As debtors feel pinch, states limit collections
WINSTON-SALEM, N.C. - States are cracking down to make sure aggressive debt collectors target only people who legitimately owe them money.
National consumer credit laws already prohibit collection agencies from harassing, deceptive, or unfair practices like telling neighbors or family about what is owed, or calling before 8 a.m. or late at night. Since the recession started, at least a half-dozen states have adopted additional limits, like imposing statutes of limitation on collections and adding opportunities to punish abusive practices in court.
Lawmakers are increasingly focusing on outfits that buy bad debt from lenders for pennies on the dollar and profit when they collect more than they paid.
Debtors - some agree they owe money, others say they’ve already paid or are disputing their bills - have reported being bombarded with calls and subjected to foul language and threats.
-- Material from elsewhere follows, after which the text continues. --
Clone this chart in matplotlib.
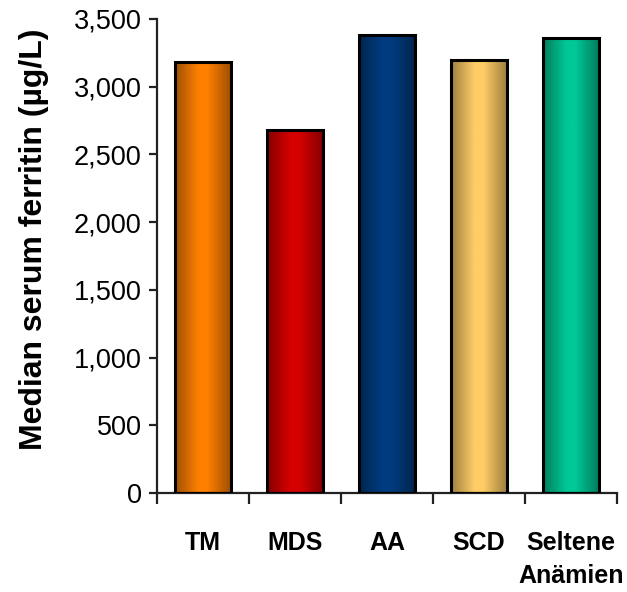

A North Carolina law that took effect this month requires debt buyers filing collection lawsuits to produce documents proving they’re the ones owed the money. Trying to collect on a debt that a company should reasonably know is invalid could lead to lawsuits and civil penalties.
Other states including Idaho, Colorado, New York, Arkansas and Maryland, along with New York City, have also passed more explicit rules for debt collectors. Legislators in several more - including Massachusetts and New Jersey - have pushed bills that could come up again in next year’s legislative sessions.